The amendment, which became law in 1975, was designed to use punitive trade measures to force the then-Soviet Union to expand its human rights framework, especially in easing emigration restrictions. The Cold War may have ended almost two decades ago, but this particular legacy of superpower confrontation remains on the books.
During Russian President Dmitry Medvedev’s visit to Washington in early April, he expressed a desire to see Jackson-Vanik repealed. On April 27, members of the House Foreign Affairs Subcommittee on Europe boosted Medvedev’s hopes that his wish might be granted, holding a hearing to examine the merits of repeal.
These days, the amendment -- named after its sponsors, Sen. Henry Jackson and Rep. Charles Vanik -- has little practical effect on US-Russian relations. Since the collapse of the Soviet Union in 1991, US presidents have annually found the Russian Federation to be in compliance with Jackson-Vanik’s provisions, thus enabling the maintenance of normal, bilateral trade relations. Russian leaders nevertheless are eager to officially remove the amendment’s stigma.
Speakers at the April 27 House hearing, regardless of party affiliation, generally believed the amendment had outlived its usefulness. William Delahunt, a Massachusetts Democrat who chairs the House Foreign Affairs Subcommittee on Europe, stressed “the need to sustain and enhance the positive trends that have developed over the past year” in Russian-American relations, which he described as greater Russian cooperation on Afghanistan, the new START Treaty, and the improvement in Russian public attitudes about the United States.
Advocates of repeal described the amendment as an anachronism, given the changes in Russian policy since the mid-1970s. Rep. Dana Rohrabacher, a California Republican, urged his congressional colleagues to discard what he described as an “ancient relic of the Cold War.”
“If we are to have peace in this world …we have got to have a good relationship with Russia,” Rohrabacher added.

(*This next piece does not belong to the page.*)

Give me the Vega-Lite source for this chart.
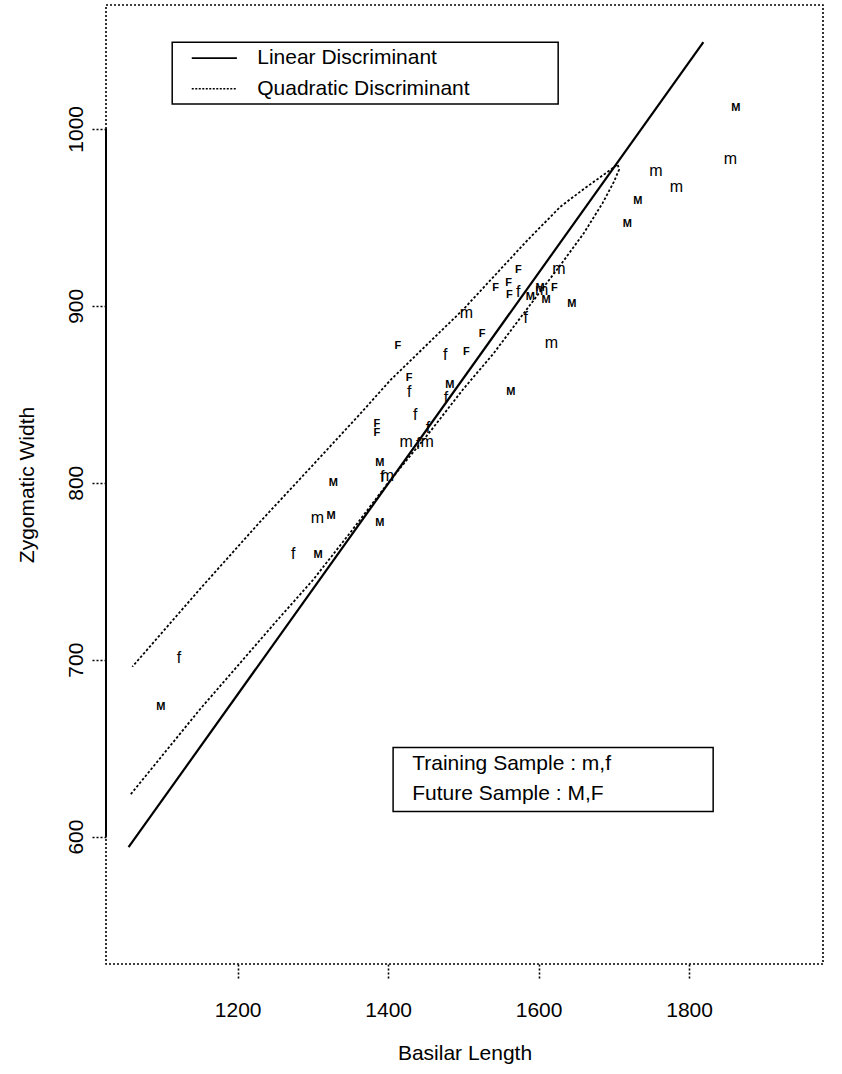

Stephen Sestanovich, a former American diplomat and currently a senior fellow at the Council on Foreign Relations, said the amendment “has a proud and honorable past, but it has sunk into a state of purposelessness and confusion.” He said that it was now primarily maintained as a “trade weapon” because “many Members of Congress seem to believe that by keeping the amendment in force, [the United States] can assure better treatment of American products in the Russian market.” Sestanovich suggested other techniques would likely prove more effective in achieving the same end.
Some of those present at the hearing suggested the amendment could still be used as leverage against Russia. Rep. Brad J. Sherman, a California Democrat, said that in return for the repeal of the amendment, Washington should get “explicit clear agreements for meaningful steps taken by Russia.” Some speakers, as well as members of Congress and business representatives, expressed a desire to link repeal to further Russian trade concessions, such as expanded access for American agricultural products, or improved protection for US intellectual property.
Delahunt countered that conditioning the repeal of Jackson-Vanik could undermine diplomatic relations. “We should not move the goal post and ask for further concessions that are irrelevant to the amendment,” he said. “Changes [to] the rules of the game” would undermine US credibility and breed Russian resentment, he added.
Richard Weitz is a senior fellow at the Hudson Institute in Washington, DC.